Chinese people have seriously invested in London and Manchester properties, ONS data shows that there are now some 218,975 London properties owned by Chinese/HK buyers, making London property the most popular investment opportunity for the Chinese capital in the world. The real estate firm Winkworth China Desk promotes on their website “Chinese investors can buy as much property as they can afford in the UK. There are no citizenship, visa, or residency requirements.” Chinese investors and companies own London’s tallest edifice The Cheesegrater and the old Royal Mint building (the eventual site of the new PRC Embassy); investments in travel companies, nuclear power plants, airports, fast food chains and pubs, football clubs, UK’s cloud and data storage, oil/gas and water infrastructure are all examples of China’s appetite to be strategically present in the UK.
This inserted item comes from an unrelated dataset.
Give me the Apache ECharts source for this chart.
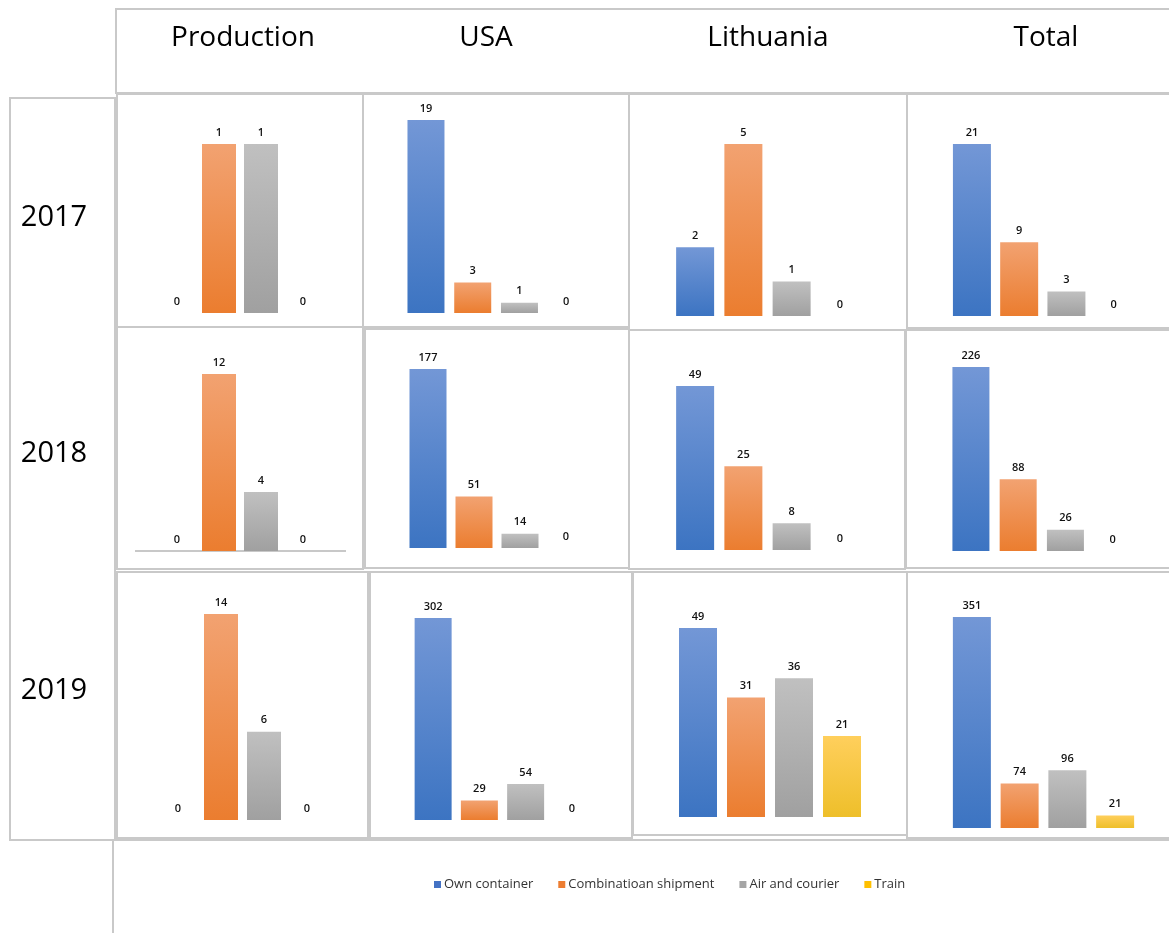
<!DOCTYPE html>
<html>
<head>
<meta charset="utf-8">
<title>Shipments by region and year</title>
<script src="https://cdn.jsdelivr.net/npm/echarts@6/dist/echarts.min.js"></script>
<style>
  html, body { margin: 0; padding: 0; background: #fff; }
  #chart { width: 1169px; height: 933px; }
</style>
</head>
<body>
<div id="chart"></div>
<script>
// Shipment counts per transport mode, by region (columns) and year (rows)
const years = ['2017', '2018', '2019'];
const regions = ['Production', 'USA', 'Lithuania', 'Total'];
const modes = ['Own container', 'Combinatioan shipment', 'Air and courier', 'Train'];

const production = [[0, 1, 1, 0], [0, 12, 4, 0], [0, 14, 6, 0]];
const usa        = [[19, 3, 1, 0], [177, 51, 14, 0], [302, 29, 54, 0]];
const lithuania  = [[2, 5, 1, 0], [49, 25, 8, 0], [49, 31, 36, 21]];
const total      = [[21, 9, 3, 0], [226, 88, 26, 0], [351, 74, 96, 21]];

const regionData = [production, usa, lithuania, total];

// Panel plot areas [left, top, width, height, barWidth], row by row
const panels = [
  [[156, 144, 168, 169, 34], [402.6, 120, 187, 193, 37], [671, 144, 193, 172, 38], [948.3, 144, 189, 172, 38]],
  [[156, 374, 168, 177, 34], [405, 369, 184, 179, 37], [671, 386, 193, 164, 38], [947.3, 367, 189, 184, 37]],
  [[156.5, 614, 172, 206, 34], [410, 618, 185, 202, 37], [674, 628, 192, 189, 38], [948, 617, 191, 211, 38]]
];

// Cell frames [x0, y0, x1, y1]
const cells = [
  [[117, 94, 363, 327], [363, 94, 629, 327], [629, 94, 907, 330], [907, 94, 1200, 328]],
  [[117, 327, 363, 569], [365, 329, 629, 568], [629, 330, 905, 569], [906, 330, 1200, 568]],
  [[117, 572, 368, 838], [370, 572, 632, 838], [633, 572, 907, 835], [907, 572, 1200, 838]]
];

const headerX = [243, 486, 768, 1046];
const yearY = [218, 454, 691];

const solid = ['#4472C4', '#ED7D31', '#A5A5A5', '#FFC000'];
const grad = [
  ['#7397D6', '#3C74C2'],
  ['#F2A271', '#EB7D2F'],
  ['#C0C0C0', '#A0A0A0'],
  ['#FFCF5C', '#EEBF2A']
].map(([a, b]) => new echarts.graphic.LinearGradient(0, 0, 0, 1, [
  { offset: 0, color: a }, { offset: 1, color: b }
]));

const grids = [], xAxes = [], yAxes = [], series = [];
let g = 0;
years.forEach((yr, r) => {
  regions.forEach((reg, c) => {
    const [left, top, width, height, bw] = panels[r][c];
    const values = regionData[c][r];
    grids.push({ left, top, width, height });
    xAxes.push({
      type: 'category', gridIndex: g, data: modes,
      axisLine: { show: false }, axisTick: { show: false }, axisLabel: { show: false },
      splitLine: { show: false }
    });
    yAxes.push({
      type: 'value', gridIndex: g, min: 0, max: 'dataMax', show: false,
      splitLine: { show: false }
    });
    modes.forEach((m, k) => {
      series.push({
        type: 'bar', name: m, xAxisIndex: g, yAxisIndex: g,
        stack: 'cell' + g, barWidth: bw,
        data: values.map((v, i) => (i === k ? v : '-')),
        itemStyle: { color: grad[k] },
        label: {
          show: true, position: 'top', distance: 6,
          fontFamily: 'Open Sans', fontSize: 11, fontWeight: 600, color: '#111'
        }
      });
    });
    g++;
  });
});

const border = '#c9c9c9';
const graphics = [];
// header band, year column and legend band
graphics.push({ type: 'rect', shape: { x: 116, y: 9, width: 1100, height: 84 }, style: { fill: 'none', stroke: border, lineWidth: 2 } });
graphics.push({ type: 'rect', shape: { x: 10, y: 98, width: 105, height: 742 }, style: { fill: 'none', stroke: border, lineWidth: 2 } });
graphics.push({ type: 'rect', shape: { x: 113, y: 840, width: 1100, height: 120 }, style: { fill: 'none', stroke: border, lineWidth: 2 } });
cells.forEach(row => row.forEach(([x0, y0, x1, y1]) => {
  graphics.push({ type: 'rect', shape: { x: x0, y: y0, width: x1 - x0, height: y1 - y0 }, style: { fill: 'none', stroke: border, lineWidth: 2 } });
}));
// baseline shown under the 2018 production panel
graphics.push({ type: 'line', shape: { x1: 135, y1: 551, x2: 346, y2: 551 }, style: { stroke: '#c8c8c8', lineWidth: 2 } });

regions.forEach((reg, c) => {
  graphics.push({
    type: 'text', x: headerX[c], y: 38,
    style: {
      text: reg, align: 'center', verticalAlign: 'middle',
      textAlign: 'center', textVerticalAlign: 'middle',
      fontFamily: 'Open Sans', fontSize: 28, fill: '#000'
    }
  });
});
years.forEach((yr, r) => {
  graphics.push({
    type: 'text', x: 54, y: yearY[r],
    style: {
      text: yr, align: 'center', verticalAlign: 'middle',
      textAlign: 'center', textVerticalAlign: 'middle',
      fontFamily: 'Open Sans', fontSize: 29, fill: '#000'
    }
  });
});

const chart = echarts.init(document.getElementById('chart'));
chart.setOption({
  animation: false,
  backgroundColor: '#fff',
  grid: grids,
  xAxis: xAxes,
  yAxis: yAxes,
  series: series,
  legend: {
    left: 429, top: 873,
    icon: 'rect', itemWidth: 7, itemHeight: 7, itemGap: 25,
    data: modes.map((m, k) => ({ name: m, itemStyle: { color: solid[k] } })),
    textStyle: { fontFamily: 'Open Sans', fontSize: 13, color: '#333', padding: [0, 0, 0, -2] }
  },
  graphic: graphics
});
</script>
</body>
</html>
China was the UK’s 3rd largest trading partner in the four quarters to the end of Q4 2021 accounting for 7.3% of total UK trade. In that time total, UK exports to China amounted to £27.0 billion (an increase of 3.0% or £785 million compared to the end of Q4 2020). Thus UK reported a total trade deficit of £39.1 billion with China, up from £30.9 billion to the end of Q4 2020. In the four quarters to the end of Q4 2021, the UK had a trade-in goods deficit of £44.8 billion with China, up from £36.8 billion to the end of Q4 2020. But to the end of Q4 2021 the UK reported a trade-in services surplus of £5.7 billion with China, compared to a trade-in services surplus of £5.9 billion in the four quarters to the end of Q4 2020.
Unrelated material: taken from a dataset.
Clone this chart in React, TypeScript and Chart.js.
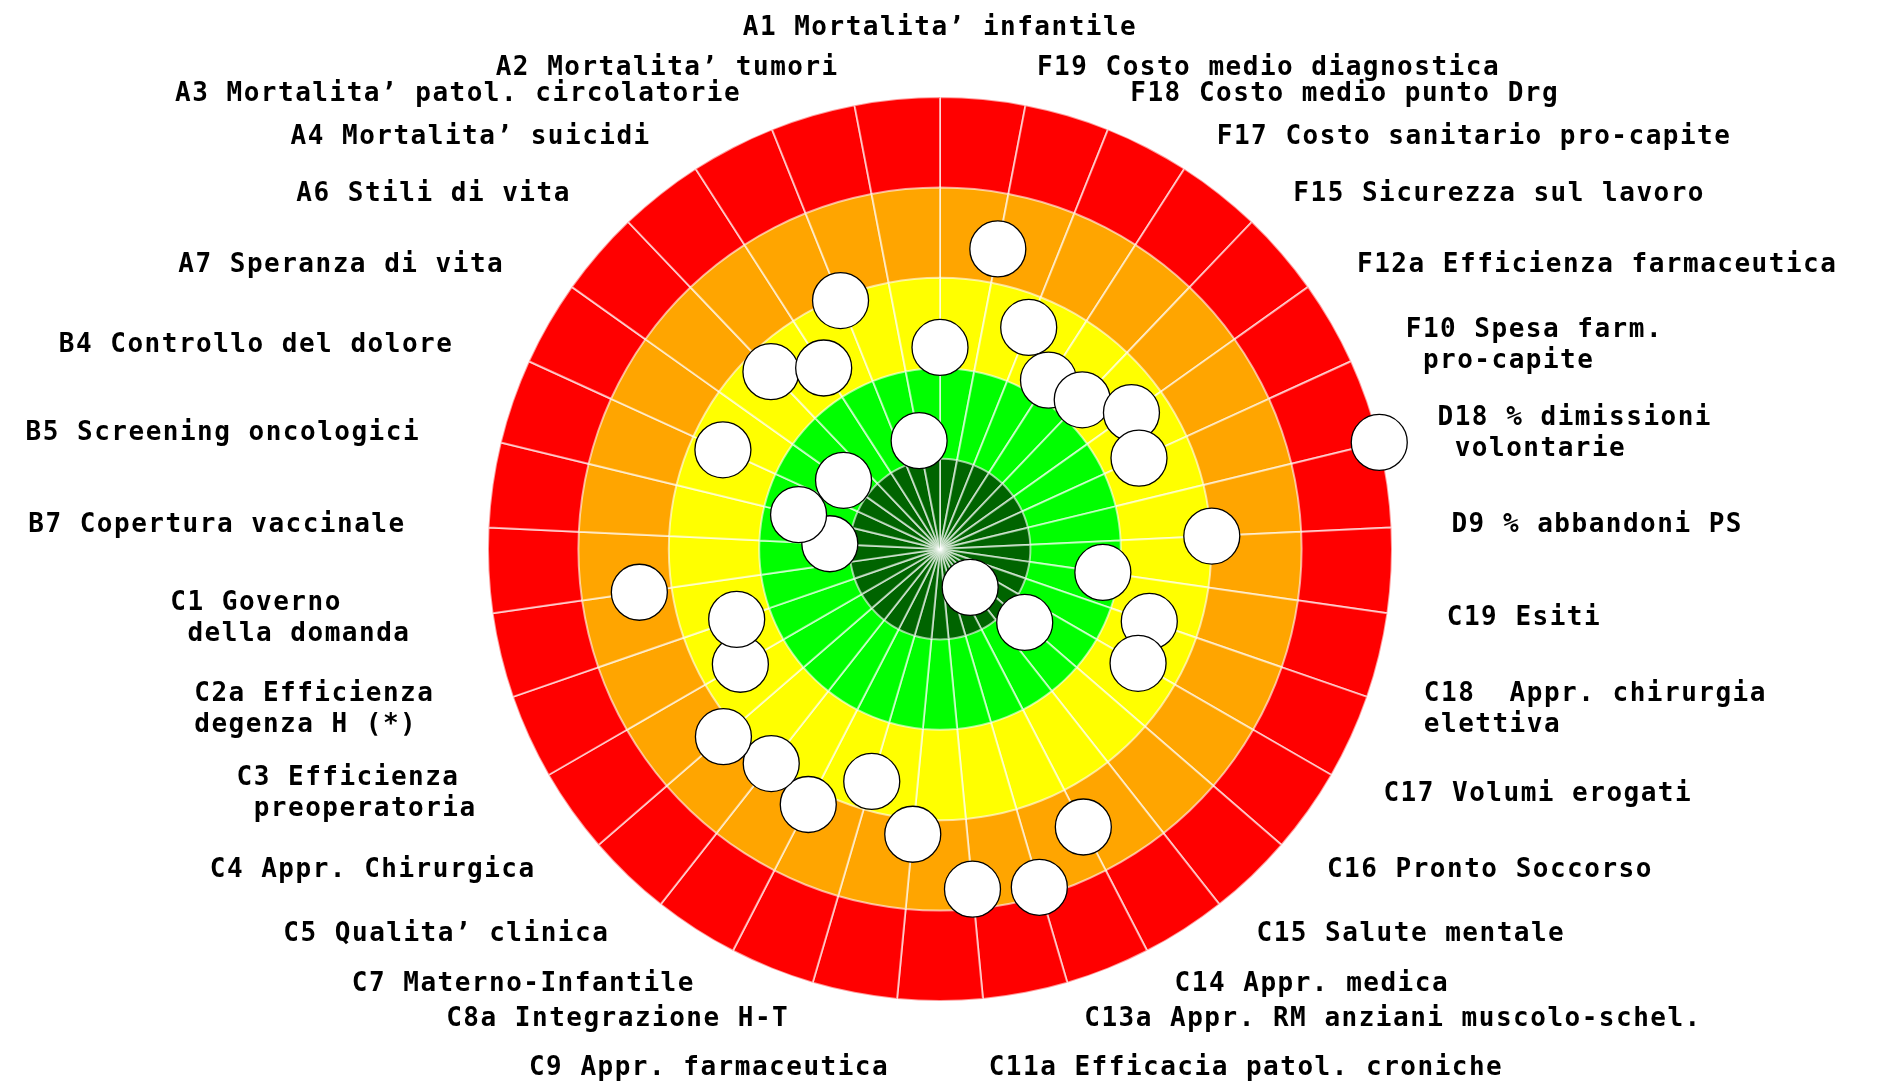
import React, { useEffect, useRef } from "react";
import { Chart, registerables } from "chart.js";

Chart.register(...registerables);

// Indicators, clockwise from the top (A1)
const categories: (string | string[])[] = [
  "A1 Mortalita’ infantile",
  "F19 Costo medio diagnostica",
  "F18 Costo medio punto Drg",
  "F17 Costo sanitario pro-capite",
  "F15 Sicurezza sul lavoro",
  "F12a Efficienza farmaceutica",
  ["F10 Spesa farm.", " pro-capite"],
  ["D18 % dimissioni", " volontarie"],
  "D9 % abbandoni PS",
  "C19 Esiti",
  ["C18  Appr. chirurgia", "elettiva"],
  "C17 Volumi erogati",
  "C16 Pronto Soccorso",
  "C15 Salute mentale",
  "C14 Appr. medica",
  "C13a Appr. RM anziani muscolo-schel.",
  "C11a Efficacia patol. croniche",
  "C9 Appr. farmaceutica",
  "C8a Integrazione H-T",
  "C7 Materno-Infantile",
  "C5 Qualita’ clinica",
  "C4 Appr. Chirurgica",
  ["C3 Efficienza", " preoperatoria"],
  ["C2a Efficienza", "degenza H (*)"],
  ["C1 Governo", " della domanda"],
  "B7 Copertura vaccinale",
  "B5 Screening oncologici",
  "B4 Controllo del dolore",
  "A7 Speranza di vita",
  "A6 Stili di vita",
  "A4 Mortalita’ suicidi",
  "A3 Mortalita’ patol. circolatorie",
  "A2 Mortalita’ tumori",
];

// Performance scores (0 = outer edge / worst, 5 = centre / best)
const scores: number[] = [
  2.77, 1.62, 2.36, 2.78, 2.72, 2.4, 2.58, 0.0, 1.99, 3.18, 2.55,
  2.47, 3.76, 4.46, 1.54, 1.1, 1.22, 1.83, 2.32, 1.82, 1.98, 1.83,
  2.45, 2.62, 1.64, 3.78, 3.39, 2.36, 3.69, 2.29, 2.62, 2.04, 3.78,
];

// Target bands (score ranges) and their outer distance from the centre
const bandNames: string[] = ["0-1", "1-2", "2-3", "3-4", "4-5"];
const bandOuter: number[] = [5, 4, 3, 2, 1];
const bandColors: string[] = ["#ff0000", "#ffa500", "#ffff00", "#00ff00", "#006400"];
const maxScore = 5;

// label placement (style)
const GAP_RIGHT = 60;
const GAP_LEFT = 83;
const GAP_VERTICAL = 38;
const LABEL_FONT = 'bold 26px "DejaVu Sans Mono", "Liberation Mono", monospace';
const LABEL_LINE = 31;

const labelPlugin = {
  id: "bersaglioLabels",
  afterDraw(chart: any) {
    const scale = chart.scales.r;
    const ctx = chart.ctx as CanvasRenderingContext2D;
    const labels = chart.data.labels as (string | string[])[];
    const R = scale.drawingArea;
    ctx.save();
    ctx.font = LABEL_FONT;
    (ctx as any).letterSpacing = "1.5px";
    ctx.fillStyle = "#000";
    ctx.textBaseline = "middle";
    ctx.textAlign = "left";
    labels.forEach((lab, i) => {
      const lines = Array.isArray(lab) ? lab : [lab];
      const a = scale.getIndexAngle(i);
      const s = Math.sin(a);
      const c = Math.cos(a);
      const x = scale.xCenter + s * (R + (s >= 0 ? GAP_RIGHT : GAP_LEFT));
      let y = scale.yCenter - c * (R + GAP_VERTICAL);
      if (Math.abs(s) < 0.12) y -= Math.sign(c) * LABEL_LINE;
      const widths = lines.map((l) => ctx.measureText(l).width);
      const blockW = Math.max(...widths);
      const top = y - (lines.length * LABEL_LINE) / 2;
      lines.forEach((l, k) => {
        let left: number;
        if (Math.abs(s) < 1e-6) left = x - widths[k] / 2;
        else if (s > 0) left = x;
        else left = x - blockW;
        ctx.fillText(l, left, top + LABEL_LINE * (k + 0.5));
      });
    });
    ctx.restore();
  },
};

export default function App() {
  const canvasRef = useRef<HTMLCanvasElement | null>(null);

  useEffect(() => {
    if (!canvasRef.current) return;
    const bandDatasets = bandOuter.map((r, k) => ({
      type: "polarArea" as const,
      label: bandNames[k],
      data: categories.map(() => r),
      backgroundColor: bandColors[k],
      borderColor: "rgba(255,255,255,0.6)",
      borderWidth: 2,
      order: r,
      clip: false as const,
    }));
    const pointDataset = {
      type: "radar" as const,
      label: "Punteggio",
      data: scores.map((s) => maxScore - s),
      showLine: false,
      fill: false,
      borderWidth: 0,
      borderColor: "rgba(0,0,0,0)",
      pointRadius: 28,
      pointHoverRadius: 28,
      pointBackgroundColor: "#ffffff",
      pointBorderColor: "#000000",
      pointBorderWidth: 1.3,
      order: 0,
      clip: false as const,
    };

    const chart = new Chart(canvasRef.current, {
      type: "polarArea",
      data: {
        labels: categories as any,
        datasets: [pointDataset as any, ...bandDatasets.slice().reverse()],
      },
      options: {
        responsive: false,
        animation: false,
        devicePixelRatio: 1,
        layout: { padding: { top: 97, bottom: 81, left: 0, right: 8 } },
        plugins: {
          legend: { display: false },
          tooltip: { enabled: false },
        },
        scales: {
          r: {
            min: 0,
            max: maxScore,
            startAngle: 0,
            ticks: { display: false },
            grid: { display: false },
            angleLines: { display: false },
            pointLabels: { display: false },
          },
        },
      } as any,
      plugins: [labelPlugin],
    });
    return () => chart.destroy();
  }, []);

  return (
    <div
      style={{
        position: "fixed",
        left: 0,
        top: 0,
        width: 1889,
        height: 1082,
        background: "#ffffff",
      }}
    >
      <canvas ref={canvasRef} width={1889} height={1082} style={{ display: "block" }} />
    </div>
  );
}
Foreign Secretary Liz Truss launched UK’s new Strategy for International Development, formerly known as aid, now a central part of UK foreign policy. It was observed the thrust of it may be less trade-tied-aid but straight geopolitical competition: establishing the UK, via the G7, as the alternative infrastructure provider to China’s Belt & Road Initiative. This week Kwasi Kwarteng, Business and Energy Secretary, confirmed his department would bring all overseas aid spending in China to an end, but BEIS will work with China to tackle global challenges. Kwarteng is open for and friendly to business but not at the expense of the personal public and national security. A report for the Henry Jackson Society found that in 2020 the UK was strategically dependent on China for 229 categories of goods, 57 of these had applications in critical national infrastructure.
MPs are keen to reduce strategic dependency on China to lessen the risk of key businesses in key sectors being acquired by the UK’s strategic competitor, and aiding China’s goal of self-sufficiency.
Anne-Marie Trevelyan, Trade Secretary has said China is welcome to invest in non-strategic parts of the UK economy and that an FTA with China is not “front of mind” for her.
Considering the human rights issues in Xinjiang, Tibet and Afghanistan, the war in Ukraine, the election of the “enemy of democracy” in Hong Kong, the cost of living crisis, the free and open Indo-Pacific and supply chains becoming more self-reliant, it appears UK-China relations could be on a bumpy road.
The above in a nutshell demonstrates that the strategic realm traverses not just military and security but geopolitical and geoeconomics, perhaps that is what strategic ambiguity is all about.